Among the factors driving the surge in debt levels were new borrowings to finance the gaping budget deficit and a weak peso, which is mainly the product of political noise.
Rizal Commercial Banking Corp. chief economist Michael Ricafort explained that the depreciation of the currency increased the peso equivalent of debts generally denominated in US dollars.
The peso is now between 58 and 59 to the dollar, compared to 51 in 2022.
Ricafort said the debt upswing will persist in the coming months, with outstanding national obligations hitting new record highs as the government continues to rely on borrowings to plug the fiscal shortfall.
Catch-up spending after a lull due to the overall chilling effect of the corruption scandal will also pressure the government to borrow more.
Essentially, the public has lately been treated to a spectacle of the Marcos Jr. administration maintaining a borrowing spree to finance its pork barrel projects.

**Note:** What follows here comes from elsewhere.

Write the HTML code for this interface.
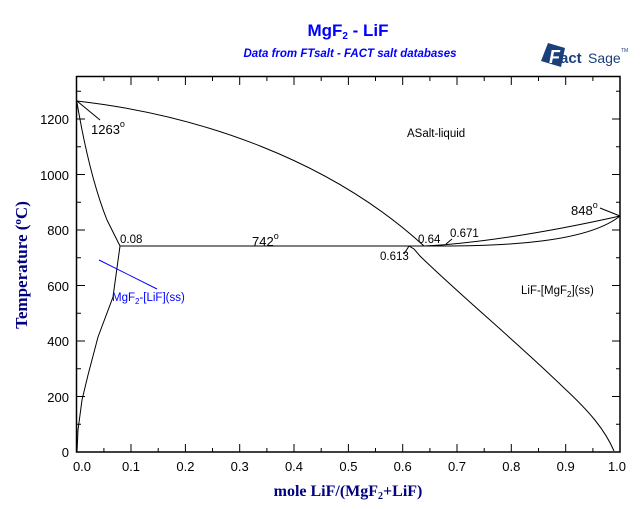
<!DOCTYPE html>
<html><head><meta charset="utf-8"><style>
body{margin:0;background:#fff;}
svg text{font-family:"Liberation Sans",sans-serif;}
</style></head><body>
<svg width="640" height="504" viewBox="0 0 640 504" xmlns="http://www.w3.org/2000/svg">
<rect width="640" height="504" fill="#fff"/>
<text x="348" y="36" text-anchor="middle" font-size="17" font-weight="bold" fill="#0000ff">MgF<tspan font-size="10" dy="3">2</tspan><tspan dy="-3"> - LiF</tspan></text>
<text x="350" y="57" text-anchor="middle" font-size="11.5" font-weight="bold" font-style="italic" fill="#0000ff">Data from FTsalt - FACT salt databases</text>
<!-- logo -->
<g transform="translate(541,43)">
<polygon points="7,0 24,5 20,24 0,18" fill="#1a3f7a"/>
<text x="8" y="20" font-size="18" font-weight="bold" fill="#fff" font-style="italic">F</text>
<text x="19" y="20" font-size="15" font-weight="bold" fill="#1a3f7a">act</text>
<text x="47" y="20" font-size="14" fill="#1a3f7a" font-family="Liberation Sans Narrow,Liberation Sans,sans-serif">Sage</text>
<text x="80" y="9" font-size="5" fill="#1a3f7a">TM</text>
</g>
<!-- frame -->
<rect x="76.5" y="76.5" width="543.5" height="375.5" fill="none" stroke="#000" stroke-width="1.5"/>
<g stroke="#000" stroke-width="1">
<path d="M76.7 452v-8M131 452v-8M185.4 452v-8M239.7 452v-8M294 452v-8M348.4 452v-8M402.7 452v-8M457 452v-8M511.3 452v-8M565.7 452v-8
M103.9 452v-4M158.2 452v-4M212.5 452v-4M266.9 452v-4M321.2 452v-4M375.5 452v-4M429.9 452v-4M484.2 452v-4M538.5 452v-4M592.9 452v-4
M131 77v8M185.4 77v8M239.7 77v8M294 77v8M348.4 77v8M402.7 77v8M457 77v8M511.3 77v8M565.7 77v8
M103.9 77v4M158.2 77v4M212.5 77v4M266.9 77v4M321.2 77v4M375.5 77v4M429.9 77v4M484.2 77v4M538.5 77v4M592.9 77v4"/>
<path d="M77 396.5h8M77 341h8M77 285.5h8M77 230h8M77 174.5h8M77 119h8
M77 424.3h4M77 368.8h4M77 313.3h4M77 257.8h4M77 202.3h4M77 146.8h4M77 91.3h4
M620 396.5h-8M620 341h-8M620 285.5h-8M620 230h-8M620 174.5h-8M620 119h-8
M620 424.3h-4M620 368.8h-4M620 313.3h-4M620 257.8h-4M620 202.3h-4M620 146.8h-4M620 91.3h-4"/>
</g>
<g font-size="13" fill="#000" text-anchor="end">
<text x="69" y="457">0</text><text x="69" y="402">200</text><text x="69" y="346">400</text><text x="69" y="291">600</text><text x="69" y="235">800</text><text x="69" y="180">1000</text><text x="69" y="124">1200</text>
</g>
<g font-size="13" fill="#000" text-anchor="middle">
<text x="82" y="471">0.0</text><text x="131" y="471">0.1</text><text x="185.4" y="471">0.2</text><text x="239.7" y="471">0.3</text><text x="294" y="471">0.4</text><text x="348.4" y="471">0.5</text><text x="402.7" y="471">0.6</text><text x="457" y="471">0.7</text><text x="511.3" y="471">0.8</text><text x="565.7" y="471">0.9</text><text x="617" y="471">1.0</text>
</g>
<text x="348" y="496" text-anchor="middle" font-size="16" font-weight="bold" fill="#000080" style="font-family:'Liberation Serif',serif">mole LiF/(MgF<tspan font-size="10" dy="3">2</tspan><tspan dy="-3">+LiF)</tspan></text>
<text transform="translate(27,265) rotate(-90)" text-anchor="middle" font-size="17" font-weight="bold" fill="#000080" style="font-family:'Liberation Serif',serif">Temperature (<tspan font-size="11" dy="-6">o</tspan><tspan dy="6">C)</tspan></text>
<g fill="none" stroke="#000" stroke-width="1">
<path d="M76.7 101 C200 115 330 160 424 246"/>
<path d="M76.7 101 C85 150 95 190 107 220 L120 246"/>
<path d="M120 246 L113 297 L98 337 L88 375 L82 400 L78 430 L77 452"/>
<path d="M120 246 H441"/>
<path d="M409 246 L414 249 L420 256 C460 295 520 345 563 387 C590 412 605 430 614 451"/>
<path d="M424 246 C470 244 540 234 620 216"/>
<path d="M441 246 C520 246 590 240 620 216"/>
<path d="M77 101 L100 120"/>
<path d="M600 208 L620 216"/>
<path d="M404 254 L409 246"/>
<path d="M446 244 L452 239"/>
</g>
<line x1="99" y1="260" x2="157" y2="289" stroke="#0000ff" stroke-width="1"/>
<g font-size="11.5" fill="#000">
<text x="91" y="134" font-size="13">1263<tspan font-size="9" dy="-7">o</tspan></text>
<text x="252" y="246" font-size="13">742<tspan font-size="9" dy="-7">o</tspan></text>
<text x="571" y="215" font-size="13">848<tspan font-size="9" dy="-7">o</tspan></text>
<text x="120" y="243">0.08</text>
<text x="418" y="243">0.64</text>
<text x="450" y="237">0.671</text>
<text x="380" y="260">0.613</text>
<text x="407" y="137">ASalt-liquid</text>
<text x="521" y="294">LiF-[MgF<tspan font-size="8" dy="3">2</tspan><tspan dy="-3">](ss)</tspan></text>
<text x="112" y="301" fill="#0000ff">MgF<tspan font-size="8" dy="3">2</tspan><tspan dy="-3">-[LiF](ss)</tspan></text>
</g>
</svg>
</body></html>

A big chunk of the budget goes to pork barrel and corruption, which means the borrowed money is not funding social services and protection for millions of poor and vulnerable Filipino families, helping millions of distressed farmers and fisherfolk, or supporting hundreds of thousands of struggling small businesses.
Debt surged from P12.79 trillion in June 2022, at the start of the Marcos Jr. administration, by P5 trillion during the first half of the current dispensation.
Gross borrowings are at a record P208.3 billion per month, compared to the combined clip of the previous Duterte administration at P130.6 billion and the late President Noynoy Aquino’s term at P61.5 billion.
According to the think-tank Ibon Foundation, the inflated debt was parallel to the uptrend in pork barrel indicators in the yearly budgets under Marcos.
For instance, unprogrammed appropriations, which consist of projects and programs without earmarked funds that are added to accommodate pork barrel projects in the budget, spiked from P251 billion in 2022 to P807 billion in 2023, P731.5 billion in 2024, and P531.7 billion in 2025.
Budget increases for flood control projects reflected the hunger for kickbacks, with P68.3 billion in 2023 and P69.6 billion in 2024, figures gathered by Ibon showed.
Flood control projects worth P283.2 billion in 2023, P352.8 billion in 2024, and P350.5 billion in 2025 are the most significant allocations in the country’s most corrupt budgets.
As the stench of rot has become hard to cover up, the pilfering of the budget shifted to so-called soft pork.
As much as P695.8 billion of the proposed 2026 budget is presidential and legislative pork.
The 2026 health budget, for instance, will be the largest on record after the Medical Assistance to Indigent and Financially Incapacitated Patients (MAIFIP) was ramped up, likely with pork.
MAIFIP received P51.6 billion, more than double its proposed initial budget of P24.2 billion for this year’s budget.
Compared to 2025, the 2026 allocation for MAIFIP is P10 billion, or 25 percent higher.
MAIFIP, for all its lofty objectives, is a soft pork barrel that allows local and national politicians to exercise patronage, as beneficiaries are often required to secure a guarantee letter from a politician to prove indigence.
Insatiable monsters that gnaw away at resources meant to benefit the population are being fed by the Marcos administration’s debt addiction.